Fr Ambrose:
Since you have obviously been able to read more of what the Council had to say than I have, please supply the Canon/s which restrict the Pope’s authority to exercise immediate and superior jurisdication to situations of need. If you are correct and the exercise of his authority is restricted to occasions of need under what circumstances does the Council allow him to exercise that authority?
Where may I find the references to these qualifications/restrictions in the conciliar documents?
The principle is implied, Father. The US constitution vests ultimate judicial authority in the Supreme Court, yet doesn’t have to specify that the courts actions should rest on need and not the arbitrary will of its members.
Catholics see a clear distinction between doctrine and canon law. The two are obviously related in the sense that the latter depends on the former, but they are nonetheless different. A secular constitution rests on the principles of popular sovereignty, but is articulated in practice by laws. Similarly the Church’s ecclesial constitution rests on
doctrine and is articulated through canon law. If you wish to understand how the Papacy works in practice, read canon law. All Vatican I does is spell out the space within which specific provisions of canon law can operate.

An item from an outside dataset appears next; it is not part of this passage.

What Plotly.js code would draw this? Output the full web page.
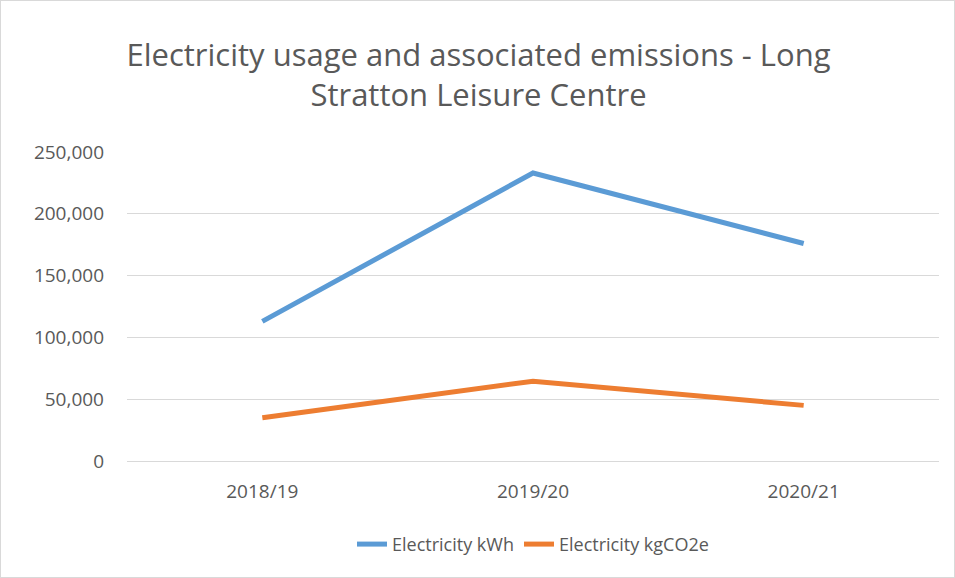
<!DOCTYPE html>
<html>
<head>
<meta charset="utf-8">
<script src="https://cdn.plot.ly/plotly-3.0.1.min.js"></script>
<style>
  body { margin: 0; background: #fff; }
  #myDiv { width: 955px; height: 578px; box-sizing: border-box; border: 1px solid #d9d9d9; }
</style>
</head>
<body>
<div id="myDiv"></div>
<script>
var years = ['2018/19', '2019/20', '2020/21'];
var kwh = [113000, 233000, 176000];
var co2 = [35000, 64600, 45000];

var trace1 = {
  x: years,
  y: kwh,
  name: 'Electricity kWh',
  type: 'scatter',
  mode: 'lines',
  line: { color: '#5b9bd5', width: 5 }
};

var trace2 = {
  x: years,
  y: co2,
  name: 'Electricity kgCO2e',
  type: 'scatter',
  mode: 'lines',
  line: { color: '#ed7d31', width: 5 }
};

var data = [trace1, trace2];

var layout = {
  width: 955,
  height: 578,
  title: {
    text: 'Electricity usage and associated emissions - Long<br>Stratton Leisure Centre',
    font: { size: 31, family: 'Open Sans, sans-serif', color: '#595959', lineposition: 'none' },
    x: 0.5,
    xanchor: 'center',
    yref: 'container',
    y: 0.888,
    yanchor: 'middle'
  },
  font: { family: 'Open Sans, sans-serif', size: 19, color: '#595959' },
  margin: { l: 126, r: 17, t: 151, b: 118 },
  showlegend: true,
  legend: {
    orientation: 'h',
    x: 0.5,
    xanchor: 'center',
    y: -0.21,
    yanchor: 'top',
    font: { size: 18, color: '#595959' }
  },
  xaxis: {
    type: 'category',
    range: [-0.5, 2.5],
    showgrid: false,
    showline: true,
    linecolor: '#d9d9d9',
    linewidth: 1,
    ticks: '',
    ticklabelstandoff: 13
  },
  yaxis: {
    range: [0, 250000],
    dtick: 50000,
    tickformat: ',d',
    showgrid: true,
    gridcolor: '#d9d9d9',
    zeroline: false,
    showline: false,
    ticks: '',
    ticklabelstandoff: 22
  },
  plot_bgcolor: '#fff',
  paper_bgcolor: 'rgba(0,0,0,0)'
};

Plotly.newPlot('myDiv', data, layout, { displayModeBar: false, staticPlot: true });
</script>
</body>
</html>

Vatican I represent an (incomplete) effort to spell out the doctrinal basis for the Church’s ecclesiology. It was incomplete in that the Council rose before completing its agenda which was taken up again by Vatican II at which it was made reasonably clear (and incidentally puting the kabosh to ultramontane theology) that the episcopate existed and operated alongside primacy de jure by divine institution and was thus not dependent on primacy.
I personally see some utility in a further definition more clearly setting out the doctrinal relationship between primacy, episcopacy and collegiality (by analogy with Peter, the individual Apostles, and the 12 together), but traditional Church teaching on this question is already reasonably clear, and such a definiton can probably wait for the Council that would formalize any eventual reunion.
I know this won’t satisfy you because current (mainstream) Orthodox ecclesiology rules out the idea that there is or can be a theological basis for a Primate exercizing such wide ranging authority even if merely in theory and in cases of objective need (except possibly by way of delegation by the bishops). This is a genuine point of disagreement between our Churches, and the Catholic argument rests fundamentally on the Catholic reading of Tradition and the Petrine texts. This is a difficult issue that cannot be sidestepped in any reunion.
But Othodoxy explictly recognized the rights of Holy Synods and Ecumenical Councils to “supreme authority” over the “whole Church” or the autocephallous Churches, so obviously the problem does not lie in the theoretical nature of the authority in question. If it is not tyrannical for the majority at a Synod to have supreme authority over a minority, why is it necessarily tyrannical for the Primate to have supreme authority with respect to the Church.
My problem here is that, absent the primacy and the Petrine mandate attested in scripture, I can’t see what the doctrinal basis for such supreme synodical authority in the Eastern Orthodox Church might be.
So in brief, if you wish to find the restrictions on the Pope’s
practical authority and a description of how the Church actually works
in practice (as opposed to how it might work exceptionally in all imaginable circumstances), read the Code of Canon Law. Pope’s
can change canon law, but when they do so unwisely the result is often schism, again demonstrating the practical limitations and constraints within which they are forced to operate.
Catholic bishops still form a genuine episcopate and have not been constituted into a corps of apostolic vicars. They fully enjoy their offices by divine right, as does the Pope. He is, after all, one of them.